Studies

2015–2021 Printmaking 1, AVU (Jiří Lindovský, Dalibor Smutný)

About the work

Ground Floor

The title of Adam Líška’s diploma project is a picture of his unfulfilled desire to live on a higher floor. It accompanies him throughout most of his life. Whether with his family, someone else, or alone, he has always stayed on the ground floor. This fact complements a certain depression which the artist feels and accepts as his intrinsic part and works with. The gloominess is also a constituent of his flow of thoughts projected through the reality he redraws.

The ground floor is as bothersome for Líška as the thoughts he needs to let out and dissolve. He never stops drawing from and solving this problem. It brings a feeling of liberation which he would never achieve without these negative factors. He then tries to transfer the resulting harmony to his works. They are visualizations of his personal perception and the stimuli related to it. Líška pictures their legibility via real space and the objects in it. He prefers solitude in order to meditate and allow for the free flow of his thoughts. The presence of figure in his oeuvre is therefore secondary.
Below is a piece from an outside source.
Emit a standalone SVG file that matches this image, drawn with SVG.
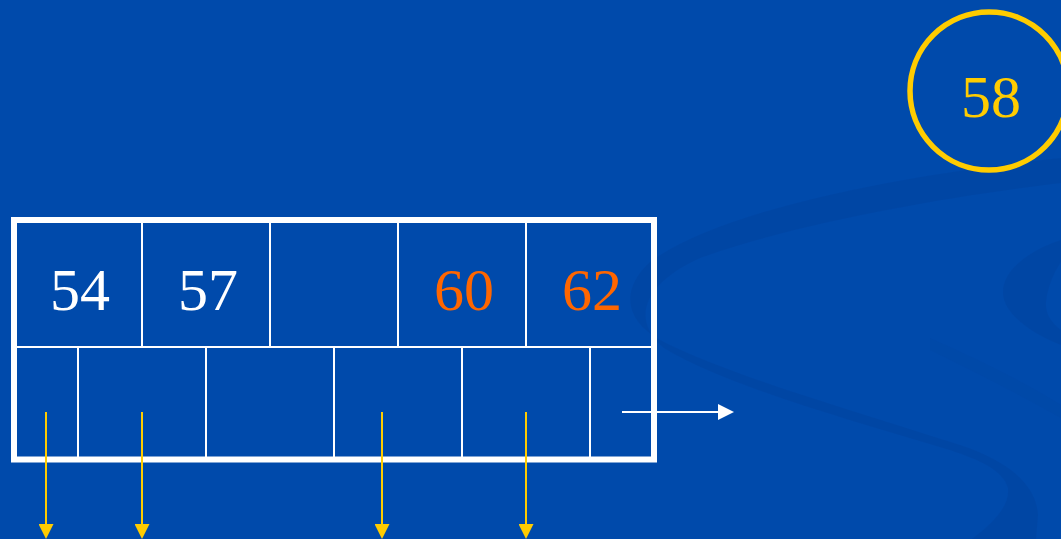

Líška realizes his works in several stages. The first is the elaboration of a view, an effort to be consistent in what he currently perceives. This encourages him to draw or paint material space and its objects for one or two days; here, the artist progresses fast to seize the moment as clearly as possible. He mainly employs ink washing, paint, but also pencil or pencil finishing. In the next stage, he scans the drawing, prints it and transfers it with the help of a solvent onto a new format. The alchemage technique suits him, since the final hazy print asks for re-intervention, additional drawing – of lights, shadows, outlines. In this stage, Líška proceeds more slowly: the print requires lengthy – slow and focused – hatching and dotting. In the process, the solvent creates maps and empty spots offering space for a drawing finish. It at the same time covers the paper with a fine filter, which visually unifies the various views into the spaces, helps unify the format, and removes the chaos of contrasts. Líška therefore views alchemage as a technique that adds harmony to his artistic projection.